In the meantime, the character of this cycle is struggling to emerge from the shell of tradition, of the old. And the old forms, now outmoded, will fight to the death for their survival. This means that the twentieth century, and the first part of the twenty-first century, are battlegrounds for old and new.

In the final chapter, Rudhyar talks about the last quarter of the twentieth century (yet to come, as he writes). He says,

"It has been Europe’s destiny to provide the intellectual foundation for the emergence of new powers and new social ideals. It seems to be America’s destiny to be the main field within which the two basic possibilities of use and management of these powers have to fight for supremacy.

"Today these two possibilities are taking the form of technocracy and counter-culture—if we understand these terms in their deepest and often not-obvious significance. It is high time for us all to realize that the fundamental issue in the present crisis reaches deeper than the political field.

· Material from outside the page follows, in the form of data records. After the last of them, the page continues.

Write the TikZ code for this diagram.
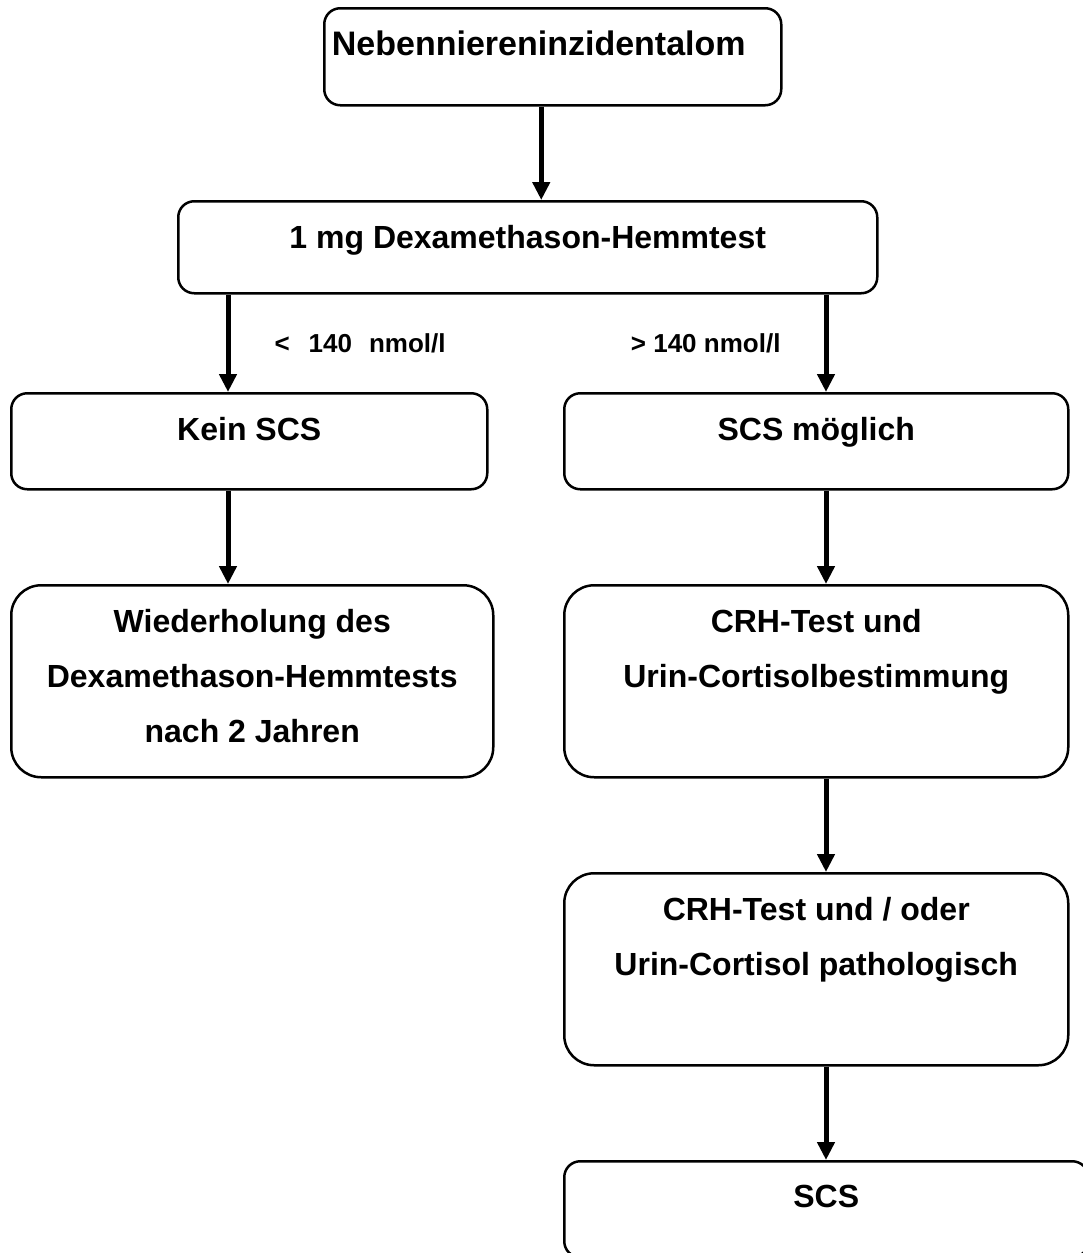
\documentclass[tikz,border=0pt]{standalone}
\usepackage{fontspec}
\setmainfont{Liberation Sans}
\usetikzlibrary{positioning, arrows.meta}
\tikzstyle{box}=[draw, line width=2.5pt, rounded corners=16pt, inner sep=0pt, anchor=north west]
\tikzstyle{tall box}=[box, rounded corners=30pt]
\tikzstyle{box text}=[font=\fontsize{32}{55}\selectfont\bfseries, align=center, inner sep=0pt]
\tikzstyle{cut label}=[font=\fontsize{26}{30}\selectfont\bfseries, inner sep=0pt]
\tikzstyle{flow}=[line width=5pt, -{Triangle[width=17pt,length=18pt]}]

\begin{document}
\begin{tikzpicture}[x=1pt, y=-1pt]
		\path[use as bounding box, clip] (0,0) rectangle (1083,1253);
		% Draw the boxes
		\node[box, minimum width=457pt, minimum height=97pt] (neben) at (323,7) {};
		\node[box, minimum width=699pt, minimum height=92pt] (dex) at (177,200) {};
		\node[box, minimum width=476pt, minimum height=96pt] (kein) at (10,392) {};
		\node[box, minimum width=504pt, minimum height=96pt] (moegl) at (563,392) {};
		\node[tall box, minimum width=482pt, minimum height=192pt] (wdh) at (10,584) {};
		\node[tall box, minimum width=504pt, minimum height=192pt] (crh) at (563,584) {};
		\node[tall box, minimum width=504pt, minimum height=192pt] (patho) at (563,872) {};
		\node[box, minimum width=524pt, minimum height=96pt] (scs) at (563,1160) {};
		% Texts, hanging from the top of each box
		\node[box text, font=\fontsize{34}{55}\selectfont\bfseries, below=24pt of neben.north, xshift=-14pt] (neben-t) {Nebenniereninzidentalom};
		\node[box text, below=25pt of dex.north] (dex-t) {1 mg Dexamethason-Hemmtest};
		\node[box text, below=25pt of kein.north] (kein-t) {Kein SCS};
		\node[box text, below=25pt of moegl.north] (moegl-t) {SCS möglich};
		\node[box text, below=25pt of wdh.north] (wdh-t) {Wiederholung des\\Dexamethason-Hemmtests\\nach 2 Jahren};
		\node[box text, below=25pt of crh.north] (crh-t) {CRH-Test und\\Urin-Cortisolbestimmung};
		\node[box text, below=25pt of patho.north] (patho-t) {CRH-Test und / oder\\Urin-Cortisol pathologisch};
		\node[box text, below=25pt of scs.north] (scs-t) {SCS};
		% Connect the boxes
		\coordinate (lx) at (228,0);
		\coordinate (rx) at (826,0);
		\draw[flow] ([xshift=-11.5pt]neben.south) -- ([xshift=-11.5pt]neben.south |- dex.north);
		\draw[flow] (dex.south -| lx) -- node[cut label, right=44pt] (low) {<\hspace{19pt}140\hspace{17pt}nmol/l} (kein.north -| lx);
		\draw[flow] (dex.south -| rx) -- node[cut label, left=43pt] (high) {> 140 nmol/l} (moegl.north -| rx);
		\draw[flow] (kein.south -| lx) -- (wdh.north -| lx);
		\foreach \from/\to in {moegl/crh, crh/patho, patho/scs}
		\draw[flow] (\from.south -| rx) -- (\to.north -| rx);
\end{tikzpicture}
\end{document}
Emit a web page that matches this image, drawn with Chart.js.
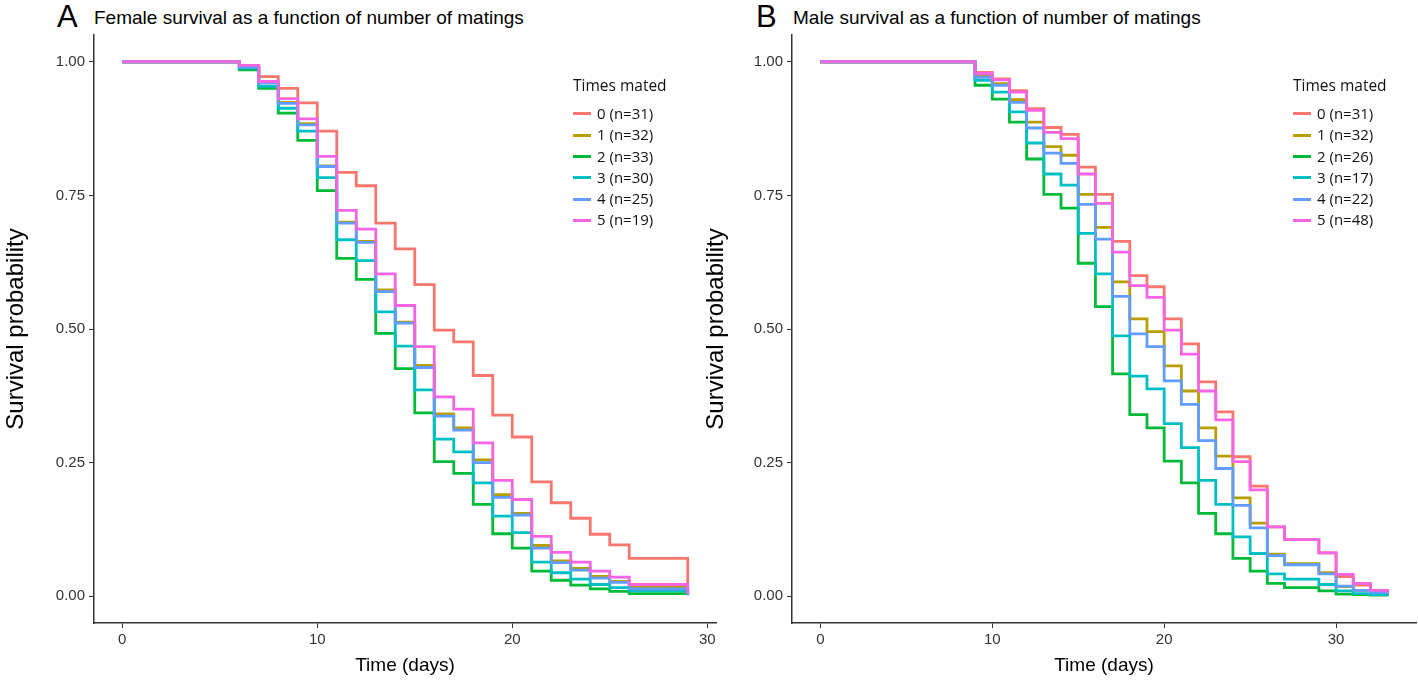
<!DOCTYPE html>
<html>
<head>
<meta charset="utf-8">
<script src="https://cdn.jsdelivr.net/npm/chart.js@4.4.0/dist/chart.umd.min.js"></script>
<style>
  body { margin:0; width:1418px; height:681px; background:#fff; position:relative; overflow:hidden; font-family:"Liberation Sans", Arial, sans-serif; }
  canvas { position:absolute; top:0; }
  .letter { position:absolute; font-size:31px; top:-1px; color:#000; }
  .ttl { position:absolute; font-size:19px; top:7px; color:#000; }
  .legend { position:absolute; font-family:"Open Sans", sans-serif; font-size:15px; color:#111; }
  .legend .head { height:20px; line-height:20px; margin-bottom:8px; font-size:15.5px; }
  .legend .row { height:21.3px; line-height:21px; white-space:nowrap; }
  .legend .key { display:inline-block; width:18px; height:3px; vertical-align:middle; margin-right:6px; margin-top:-2px; }
</style>
</head>
<body>
<div class="letter" style="left:57px">A</div>
<div class="ttl" style="left:94px">Female survival as a function of number of matings</div>
<div class="letter" style="left:756px">B</div>
<div class="ttl" style="left:793px">Male survival as a function of number of matings</div>
<canvas id="chartA" width="720" height="681" style="left:0px"></canvas>
<canvas id="chartB" width="718" height="681" style="left:700px"></canvas>
<div class="legend" id="legendA" style="left:573px; top:75px"></div>
<div class="legend" id="legendB" style="left:1293px; top:75px"></div>
<script>
const groups = ["0", "1", "2", "3", "4", "5"];
const colors = ["#F8766D", "#B79F00", "#00BA38", "#00BFC4", "#619CFF", "#F564E3"];
const femaleN = [31, 32, 33, 30, 25, 19];
const maleN = [31, 32, 26, 17, 22, 48];

const xTicks = [0, 10, 20, 30];
const yTicks = [0, 0.25, 0.5, 0.75, 1];

// female: days where the curves step down
const femTimes = [0, 6, 7, 8, 9, 10, 11, 12, 13, 14, 15, 16, 17, 18, 19, 20, 21, 22, 23, 24, 25, 26, 29];
const fem0 = [1, 0.993, 0.972, 0.950, 0.923, 0.870, 0.793, 0.768, 0.698, 0.650, 0.583, 0.498, 0.476, 0.413, 0.339, 0.298, 0.214, 0.175, 0.146, 0.116, 0.096, 0.071, 0.022];
const fem1 = [1, 0.988, 0.961, 0.924, 0.884, 0.805, 0.700, 0.664, 0.573, 0.513, 0.432, 0.341, 0.315, 0.255, 0.190, 0.155, 0.095, 0.066, 0.052, 0.037, 0.028, 0.017, 0.008];
const fem2 = [1, 0.985, 0.950, 0.904, 0.853, 0.759, 0.632, 0.593, 0.492, 0.426, 0.343, 0.252, 0.230, 0.172, 0.117, 0.090, 0.047, 0.030, 0.021, 0.014, 0.009, 0.005, 0.003];
const fem3 = [1, 0.988, 0.954, 0.913, 0.870, 0.783, 0.667, 0.628, 0.532, 0.468, 0.386, 0.294, 0.270, 0.212, 0.150, 0.119, 0.064, 0.044, 0.032, 0.022, 0.016, 0.010, 0.002];
const fem4 = [1, 0.990, 0.960, 0.922, 0.882, 0.804, 0.698, 0.662, 0.570, 0.511, 0.428, 0.337, 0.311, 0.250, 0.185, 0.152, 0.090, 0.063, 0.049, 0.034, 0.026, 0.014, 0.005];
const fem5 = [1, 0.993, 0.963, 0.931, 0.893, 0.823, 0.722, 0.687, 0.603, 0.544, 0.467, 0.373, 0.350, 0.287, 0.217, 0.181, 0.112, 0.082, 0.064, 0.047, 0.036, 0.022, 0.004];

// male
const maleTimes = [0, 9, 10, 11, 12, 13, 14, 15, 16, 17, 18, 19, 20, 21, 22, 23, 24, 25, 26, 27, 29, 30, 31, 32, 33];
const male0 = [1, 0.980, 0.968, 0.946, 0.912, 0.877, 0.864, 0.803, 0.752, 0.664, 0.600, 0.579, 0.519, 0.472, 0.401, 0.345, 0.261, 0.206, 0.130, 0.106, 0.081, 0.037, 0.021, 0.011, 0.008];
const male1 = [1, 0.974, 0.959, 0.929, 0.887, 0.841, 0.825, 0.752, 0.690, 0.588, 0.519, 0.495, 0.431, 0.384, 0.315, 0.262, 0.184, 0.137, 0.079, 0.061, 0.044, 0.018, 0.011, 0.008, 0.005];
const male2 = [1, 0.956, 0.930, 0.887, 0.818, 0.752, 0.726, 0.623, 0.542, 0.416, 0.340, 0.315, 0.253, 0.212, 0.155, 0.117, 0.071, 0.047, 0.024, 0.016, 0.010, 0.004, 0.003, 0.002, 0.001];
const male3 = [1, 0.965, 0.943, 0.906, 0.848, 0.790, 0.769, 0.679, 0.603, 0.487, 0.412, 0.388, 0.323, 0.278, 0.217, 0.172, 0.111, 0.080, 0.042, 0.032, 0.022, 0.010, 0.005, 0.003, 0.002];
const male4 = [1, 0.971, 0.956, 0.924, 0.876, 0.829, 0.810, 0.733, 0.668, 0.561, 0.491, 0.467, 0.403, 0.359, 0.291, 0.239, 0.170, 0.128, 0.076, 0.059, 0.042, 0.019, 0.011, 0.007, 0.004];
const male5 = [1, 0.978, 0.966, 0.943, 0.909, 0.868, 0.856, 0.790, 0.735, 0.644, 0.581, 0.559, 0.498, 0.453, 0.384, 0.330, 0.252, 0.199, 0.130, 0.106, 0.081, 0.041, 0.024, 0.011, 0.006];

const axisFont = "'Liberation Sans', Arial, sans-serif";
const axisColor = "#333";

function makeChart(id, times, series, xMin, xMax, yWidth, rightPad) {
  const datasets = series.map((vals, i) => ({
    label: groups[i],
    data: times.map((t, k) => ({ x: t, y: vals[k] })),
    borderColor: colors[i],
    borderWidth: 2.8,
    pointRadius: 0,
    stepped: true,
    fill: false,
    order: series.length - i
  }));

  return new Chart(document.getElementById(id), {
    type: 'line',
    data: { datasets: datasets },
    options: {
      responsive: false,
      animation: false,
      layout: { padding: { left: 0, right: rightPad, top: 35, bottom: 0 } },
      plugins: { legend: { display: false }, tooltip: { enabled: false } },
      scales: {
        x: {
          type: 'linear',
          min: xMin,
          max: xMax,
          afterBuildTicks: s => { s.ticks = xTicks.map(v => ({ value: v })); },
          afterFit: s => { s.height = 58; },
          grid: { drawOnChartArea: false, drawTicks: true, tickLength: 5, color: axisColor },
          border: { display: true, color: axisColor, width: 1.5 },
          ticks: { font: { family: axisFont, size: 15 }, color: axisColor, padding: 3, maxRotation: 0, autoSkip: false },
          title: { display: true, text: 'Time (days)', font: { family: axisFont, size: 19 }, color: '#000', padding: { top: 0, bottom: 4 } }
        },
        y: {
          min: -0.05,
          max: 1.05,
          afterBuildTicks: s => { s.ticks = yTicks.map(v => ({ value: v })); },
          afterFit: s => { s.width = yWidth; },
          grid: { drawOnChartArea: false, drawTicks: true, tickLength: 5, color: axisColor },
          border: { display: true, color: axisColor, width: 1.5 },
          ticks: { font: { family: axisFont, size: 15 }, color: axisColor, padding: 4, callback: v => v.toFixed(2) },
          title: { display: true, text: 'Survival probability', font: { family: axisFont, size: 24 }, color: '#000', padding: { top: 2, bottom: 0 } }
        }
      }
    }
  });
}

function makeLegend(id, nList) {
  const box = document.getElementById(id);
  let html = '<div class="head">Times mated</div>';
  groups.forEach((g, i) => {
    html += '<div class="row"><span class="key" style="background:' + colors[i] + '"></span>' + g + ' (n=' + nList[i] + ')</div>';
  });
  box.innerHTML = html;
}

makeChart('chartA', femTimes, [fem0, fem1, fem2, fem3, fem4, fem5], -1.45, 30.45, 94, 4);
makeChart('chartB', maleTimes, [male0, male1, male2, male3, male4, male5], -1.65, 34.65, 92, 2);
makeLegend('legendA', femaleN);
makeLegend('legendB', maleN);
</script>
</body>
</html>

"What is called for is a third possibility, one that would transform the concept of individualism and would be based on a new philosophy of life, a new sense of the relationship of humans to the planet, and a deeper realization of what is implied in the ideal of service."

This is exactly what is happening in much of the world, including in the U.S. However, the U.S., stronghold of individualism, is the last bastion trying to fight the tide of change. When individualism implies the degree of corporate greed and corruption which is apparent in the U.S., it is obvious that it has gone too far.

Rudhyar helps us see the history of the United States with greater perspective. This is a small book, but every page is rich with thought-provoking material. It brings hope to the heart to put today’s events into a larger historical context.